WORK TO COMPLETE: Return only the lines from the top of the data down to the one that holds "const scoreRight = 65, currentLeft", both included, without any pictures.

Rows from a dataset of charts and code
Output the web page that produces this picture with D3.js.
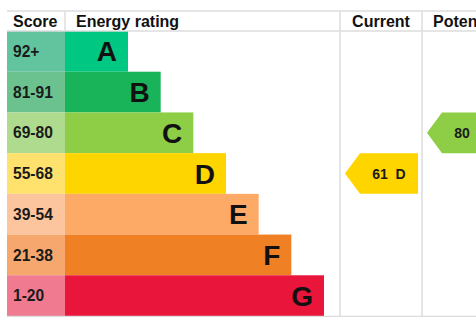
<!DOCTYPE html>
<html>
<head>
<meta charset="utf-8">
<script src="https://cdn.jsdelivr.net/npm/d3@7"></script>
<style>
  body { margin: 0; background: #fff; }
  svg { display: block; font-family: "Liberation Sans", Arial, sans-serif; }
</style>
</head>
<body>
<svg id="chart" width="476" height="317"></svg>
<script>
// data
const ratings = ['A', 'B', 'C', 'D', 'E', 'F', 'G']
const scoreRanges = ['92+', '81-91', '69-80', '55-68', '39-54', '21-38', '1-20']
const barColors = ['#00c781', '#19b459', '#8dce46', '#ffd500', '#fcaa65', '#ef8023', '#e9153b']
const scoreColors = ['#62c49f', '#6cc28f', '#aedb8d', '#ffe16d', '#fdc59d', '#f5a76d', '#f07a8f']
const columns = ['Score', 'Energy rating', 'Current', 'Potential']
const current = { score: 61, rating: 'D' }
const potential = { score: 80, rating: 'C' }

const svg = d3.select('#chart')

const left = 7, headTop = 11, headBottom = 31, bottom = 316
const scoreRight = 65, currentLeft = 340, potentialLeft = 422, potentialRight = 504

const y = d3.scaleBand().domain(ratings).range([headBottom, bottom])
// bar length grows one step per band
const x = d3.scaleLinear().domain([0, ratings.length - 1]).range([128, 324])

const grid = '#dcdcdc'

// header
const head = svg.append('g').attr('font-weight', 'bold').attr('font-size', 16).attr('fill', '#111')
head.append('text').attr('x', 13).attr('y', 27).text(columns[0])
head.append('text').attr('x', 76).attr('y', 27).text(columns[1])
head.append('text').attr('x', (currentLeft + potentialLeft) / 2).attr('y', 27)
  .attr('text-anchor', 'middle').text(columns[2])
head.append('text').attr('x', potentialLeft + 11).attr('y', 27).text(columns[3])

// rows
const rows = svg.append('g').selectAll('g')
  .data(ratings)
  .join('g')
  .attr('transform', d => `translate(0,${y(d)})`)

rows.append('rect')
  .attr('x', left)
  .attr('width', scoreRight - left)
  .attr('height', y.bandwidth())
  .attr('fill', (d, i) => scoreColors[i])

rows.append('rect')
  .attr('x', scoreRight)
  .attr('width', (d, i) => x(i) - scoreRight)
  .attr('height', y.bandwidth())
  .attr('fill', (d, i) => barColors[i])

rows.append('text')
  .attr('x', 13)
  .attr('y', y.bandwidth() / 2)
  .attr('dy', '0.36em')
  .attr('font-size', 15.6)
  .attr('font-weight', 'bold')
  .attr('fill', '#1a1a1a')
  .text((d, i) => scoreRanges[i])

rows.append('text')
  .attr('x', (d, i) => x(i) - 11)
  .attr('y', y.bandwidth() / 2)
  .attr('dy', '0.36em')
  .attr('text-anchor', 'end')
  .attr('font-size', 28)
  .attr('font-weight', 'bold')
  .attr('fill', '#111')
  .text(d => d)

// grid lines
const lines = svg.append('g').attr('stroke', grid).attr('stroke-width', 1.5)
lines.append('line').attr('x1', left).attr('x2', 476).attr('y1', headTop).attr('y2', headTop)
lines.append('line').attr('x1', left).attr('x2', 476).attr('y1', headBottom).attr('y2', headBottom)
lines.append('line').attr('x1', left).attr('x2', 476).attr('y1', bottom + 0.5).attr('y2', bottom + 0.5)
lines.append('line').attr('x1', scoreRight).attr('x2', scoreRight).attr('y1', headTop).attr('y2', headBottom)
;[currentLeft, potentialLeft].forEach(cx => {
  lines.append('line').attr('x1', cx).attr('x2', cx).attr('y1', headTop).attr('y2', bottom)
})

// arrows
function arrow(item, x0, x1) {
  const i = ratings.indexOf(item.rating)
  const top = y(item.rating), h = y.bandwidth()
  const tip = 15
  const g = svg.append('g')
  g.append('path')
    .attr('d', `M${x0},${top + h / 2} L${x0 + tip},${top} L${x1},${top} L${x1},${top + h} L${x0 + tip},${top + h} Z`)
    .attr('fill', barColors[i])
  g.append('text')
    .attr('x', (x0 + tip + x1) / 2)
    .attr('y', top + h / 2)
    .attr('dy', '0.36em')
    .attr('text-anchor', 'middle')
    .attr('font-size', 14)
    .attr('font-weight', 'bold')
    .attr('fill', '#1a1a1a')
    .attr('xml:space', 'preserve')
    .text(`${item.score}  ${item.rating}`)
}
arrow(current, currentLeft + 5, potentialLeft - 4)
arrow(potential, potentialLeft + 5, potentialRight - 4)
</script>
</body>
</html>
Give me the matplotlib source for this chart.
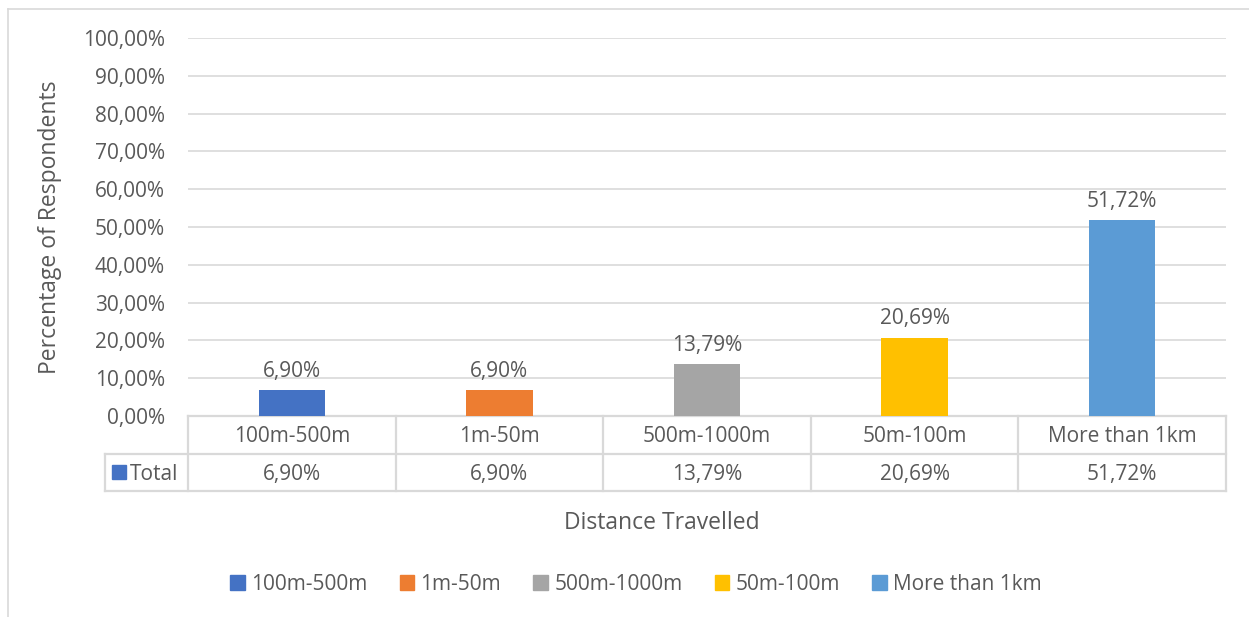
import matplotlib
matplotlib.use("Agg")
import matplotlib.pyplot as plt
from matplotlib.lines import Line2D
from matplotlib.patches import Rectangle
from matplotlib.transforms import blended_transform_factory

plt.rcParams["font.family"] = ["Open Sans", "DejaVu Sans"]

# ── Data ────────────────────────────────────────────────
categories = ["100m-500m", "1m-50m", "500m-1000m", "50m-100m", "More than 1km"]
values = [0.0690, 0.0690, 0.1379, 0.2069, 0.5172]
colors = ["#4472C4", "#ED7D31", "#A5A5A5", "#FFC000", "#5B9BD5"]
series_name = "Total"
y_ticks = [i / 10 for i in range(11)]

TEXT = "#595959"
GRID = "#D9D9D9"
FS = 15
FS_TITLE = 16.5

W, H = 1249, 617
fig = plt.figure(figsize=(W / 100, H / 100), dpi=100)


def fx(px):
    return px / W


def fy(py):
    return 1 - py / H


# chart frame (top and left edges visible)
fig.add_artist(Line2D([fx(8), 1], [fy(9), fy(9)], color=GRID, lw=1.2))
fig.add_artist(Line2D([fx(8), fx(8)], [fy(9), 0], color=GRID, lw=1.2))

left, right, top, bottom = 188, 1226, 38, 416
ax = fig.add_axes([fx(left), fy(bottom), (right - left) / W, (bottom - top) / H])

x = list(range(len(categories)))
ax.bar(x, values, width=0.32, color=colors, zorder=3)
ax.set_xlim(-0.5, len(categories) - 0.5)
ax.set_ylim(0, 1)
ax.set_yticks(y_ticks)
ax.set_yticklabels([f"{t * 100:.2f}%".replace(".", ",") for t in y_ticks],
                   fontsize=FS, color=TEXT)
ax.tick_params(axis="y", length=0, pad=16.5)
ax.set_xticks([])
ax.grid(axis="y", color=GRID, lw=1.2, zorder=0)
for s in ax.spines.values():
    s.set_visible(False)

for xi, v in zip(x, values):
    ax.annotate(f"{v * 100:.2f}%".replace(".", ","), (xi, v),
                xytext=(0, 6), textcoords="offset points",
                ha="center", va="bottom", fontsize=FS, color=TEXT)

ax.set_ylabel("Percentage of Respondents", fontsize=FS_TITLE, color=TEXT)
ax.yaxis.set_label_coords((62 - left) / (right - left), 0.5)

# ── Data table under the axis ───────────────────────────
trans = blended_transform_factory(ax.transData, ax.transAxes)
row_h = 37.5 / (bottom - top)
nudge = 2 / (bottom - top)
y0, y1, y2 = 0, -row_h, -2 * row_h
n = len(categories)
tbl_kw = dict(color=GRID, lw=1.6, transform=trans, clip_on=False)
total_left = -0.5 - (left - 105) / ((right - left) / n)

ax.add_line(Line2D([-0.5, n - 0.5], [y0, y0], **tbl_kw))
ax.add_line(Line2D([total_left, n - 0.5], [y1, y1], **tbl_kw))
ax.add_line(Line2D([total_left, n - 0.5], [y2, y2], **tbl_kw))
ax.add_line(Line2D([total_left, total_left], [y1, y2], **tbl_kw))
for b in range(n + 1):
    ax.add_line(Line2D([b - 0.5, b - 0.5], [y0, y2], **tbl_kw))

for xi, cat, v in zip(x, categories, values):
    ax.text(xi, (y0 + y1) / 2 - nudge, cat, transform=trans, ha="center",
            va="center", fontsize=FS, color=TEXT)
    ax.text(xi, (y1 + y2) / 2 - nudge, f"{v * 100:.2f}%".replace(".", ","),
            transform=trans, ha="center", va="center", fontsize=FS, color=TEXT)

fig.add_artist(Rectangle((fx(112), fy(479)), 14 / W, 14 / H, color=colors[0]))
fig.text(fx(130), fy(474), series_name, ha="left", va="center", fontsize=FS, color=TEXT)

fig.text(fx(662), fy(523), "Distance Travelled", ha="center", va="center",
         fontsize=FS_TITLE, color=TEXT)

handles = [Rectangle((0, 0), 1, 1, color=c) for c in colors]
fig.legend(handles, categories, loc="center", bbox_to_anchor=(fx(636), fy(584)),
           ncol=n, frameon=False, fontsize=FS, labelcolor=TEXT,
           handlelength=0.7, handleheight=0.7, handletextpad=0.3,
           columnspacing=1.55)

fig.savefig("out.png", dpi=100)
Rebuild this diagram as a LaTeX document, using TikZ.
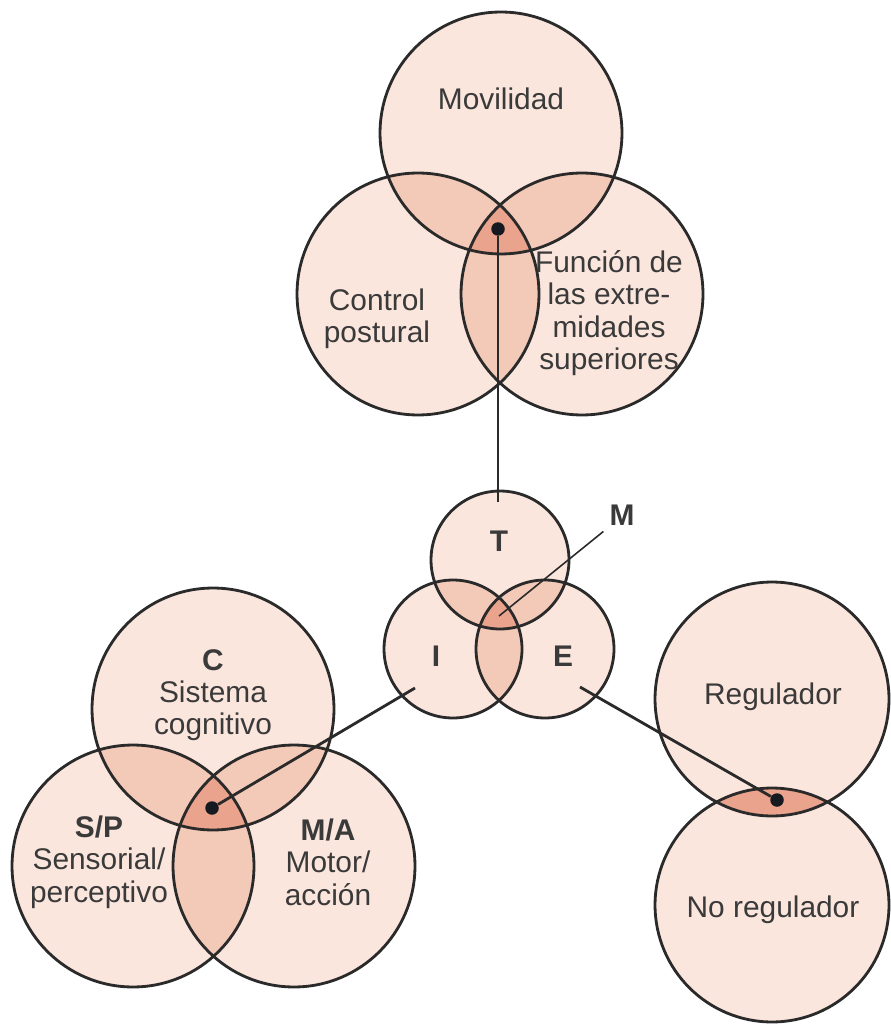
\documentclass[tikz,border=0pt]{standalone}
\usepackage{fontspec}
\setmainfont{Liberation Sans}
\usetikzlibrary{positioning,backgrounds}

\definecolor{vennbase}{HTML}{FBE6DD}
\definecolor{vennpair}{HTML}{F3C9B8}
\definecolor{venntriple}{HTML}{EAA38C}
\definecolor{inkgray}{HTML}{2A2A2A}
\definecolor{txtgray}{HTML}{3A3A3A}
\definecolor{hubink}{HTML}{161A20}

\begin{document}
\begin{tikzpicture}[x=0.02cm, y=-0.02cm,
    ring/.style={circle, draw=inkgray, line width=1.6pt, inner sep=0pt},
    big/.style={ring, minimum size=4.84cm},
    small/.style={ring, minimum size=2.76cm},
    hub/.style={circle, fill=hubink, inner sep=0pt, minimum size=0.27cm},
    tag/.style={text=txtgray, align=center, font=\fontsize{17}{18.4}\selectfont},
    letter/.style={tag, font=\fontsize{17}{18.4}\selectfont\bfseries},
    link/.style={draw=inkgray, line width=1.6pt}
]
    \useasboundingbox (0,0) rectangle (890,1026);

    % Top group
    \node[big] (mov) at (501,133) {};
    \node[big] (pos) at (418,294) {};
    \node[big] (ext) at (582,294) {};

    % Centre group
    \node[small] (T) at (500,560) {};
    \node[small] (I) at (453,649) {};
    \node[small] (E) at (545,649) {};

    % Bottom left group
    \node[big] (cog) at (213,709) {};
    \node[big] (sen) at (133,866) {};
    \node[big] (mot) at (294,866) {};

    % Right pair
    \node[ring, minimum size=4.68cm] (reg) at (772,699) {};
    \node[ring, minimum size=4.68cm] (noreg) at (772,905) {};

    % Fills (behind the rings)
    \begin{scope}[on background layer]
        \foreach \n/\r in {mov/2.42cm, pos/2.42cm, ext/2.42cm, T/1.38cm, I/1.38cm, E/1.38cm,
                           cog/2.42cm, sen/2.42cm, mot/2.42cm, reg/2.34cm, noreg/2.34cm}
            \fill[vennbase] (\n.center) circle (\r);
        \foreach \a/\b/\c/\r in {mov/pos/ext/2.42cm, T/I/E/1.38cm, cog/sen/mot/2.42cm} {
            \begin{scope}
                \clip (\a.center) circle (\r);
                \fill[vennpair] (\b.center) circle (\r) (\c.center) circle (\r);
            \end{scope}
            \begin{scope}
                \clip (\b.center) circle (\r);
                \fill[vennpair] (\c.center) circle (\r);
            \end{scope}
            \begin{scope}
                \clip (\a.center) circle (\r);
                \clip (\b.center) circle (\r);
                \fill[venntriple] (\c.center) circle (\r);
            \end{scope}
        }
        \begin{scope}
            \clip (reg.center) circle (2.34cm);
            \fill[venntriple] (noreg.center) circle (2.34cm);
        \end{scope}
    \end{scope}

    % Labels
    \node[tag] (movtxt) at (501,99) {Movilidad};
    \node[tag] (postxt) at (377,319) {Control\\postural};
    \node[tag] (exttxt) at (609,313) {Función de\\las extre-\\midades\\superiores};
    \node[letter] (ttxt) at (499,541) {T};
    \node[letter] (itxt) at (436,656) {I};
    \node[letter] (etxt) at (563,656) {E};
    \node[letter] (mtxt) at (622,515) {M};
    \node[tag] (cogtxt) at (213,695) {\textbf{C}\\Sistema\\cognitivo};
    \node[tag] (sentxt) at (99,862) {\textbf{S/P}\\Sensorial/\\perceptivo};
    \node[tag] (mottxt) at (328,862) {\textbf{M/A}\\Motor/\\acción};
    \node[tag] (regtxt) at (773,697) {Regulador};
    \node[tag] (noregtxt) at (773,910) {No regulador};

    % Hubs
    \node[hub] (hubtask) at (498,229) {};
    \node[hub] (hubcog) at (212,808) {};
    \node[hub] (hubreg) at (777,800) {};

    % Connectors
    \coordinate (tEnd) at (498,502);
    \coordinate (mEnd) at (499,616);
    \coordinate (iEnd) at (415,688);
    \coordinate (eEnd) at (580,687);
    \draw[link] (hubtask) -- (tEnd);
    \draw[link, line width=0.9pt] (mtxt.south west) -- (mEnd);
    \draw[link] (iEnd) -- (hubcog);
    \draw[link] (eEnd) -- (hubreg);
\end{tikzpicture}
\end{document}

FINAL RESULT:
Output the web page that produces this picture with D3.js.
<!DOCTYPE html>
<html>
<head>
<meta charset="utf-8">
<script src="https://cdn.jsdelivr.net/npm/d3@7"></script>
<style>
  body { margin: 0; background: #fff; }
  svg { display: block; font-family: "Liberation Sans", Arial, sans-serif; }
</style>
</head>
<body>
<svg id="chart" width="476" height="317"></svg>
<script>
// data
const ratings = ['A', 'B', 'C', 'D', 'E', 'F', 'G']
const scoreRanges = ['92+', '81-91', '69-80', '55-68', '39-54', '21-38', '1-20']
const barColors = ['#00c781', '#19b459', '#8dce46', '#ffd500', '#fcaa65', '#ef8023', '#e9153b']
const scoreColors = ['#62c49f', '#6cc28f', '#aedb8d', '#ffe16d', '#fdc59d', '#f5a76d', '#f07a8f']
const columns = ['Score', 'Energy rating', 'Current', 'Potential']
const current = { score: 61, rating: 'D' }
const potential = { score: 80, rating: 'C' }

const svg = d3.select('#chart')

const left = 7, headTop = 11, headBottom = 31, bottom = 316
const scoreRight = 65, currentLeft = 340, potentialLeft = 422, potentialRight = 504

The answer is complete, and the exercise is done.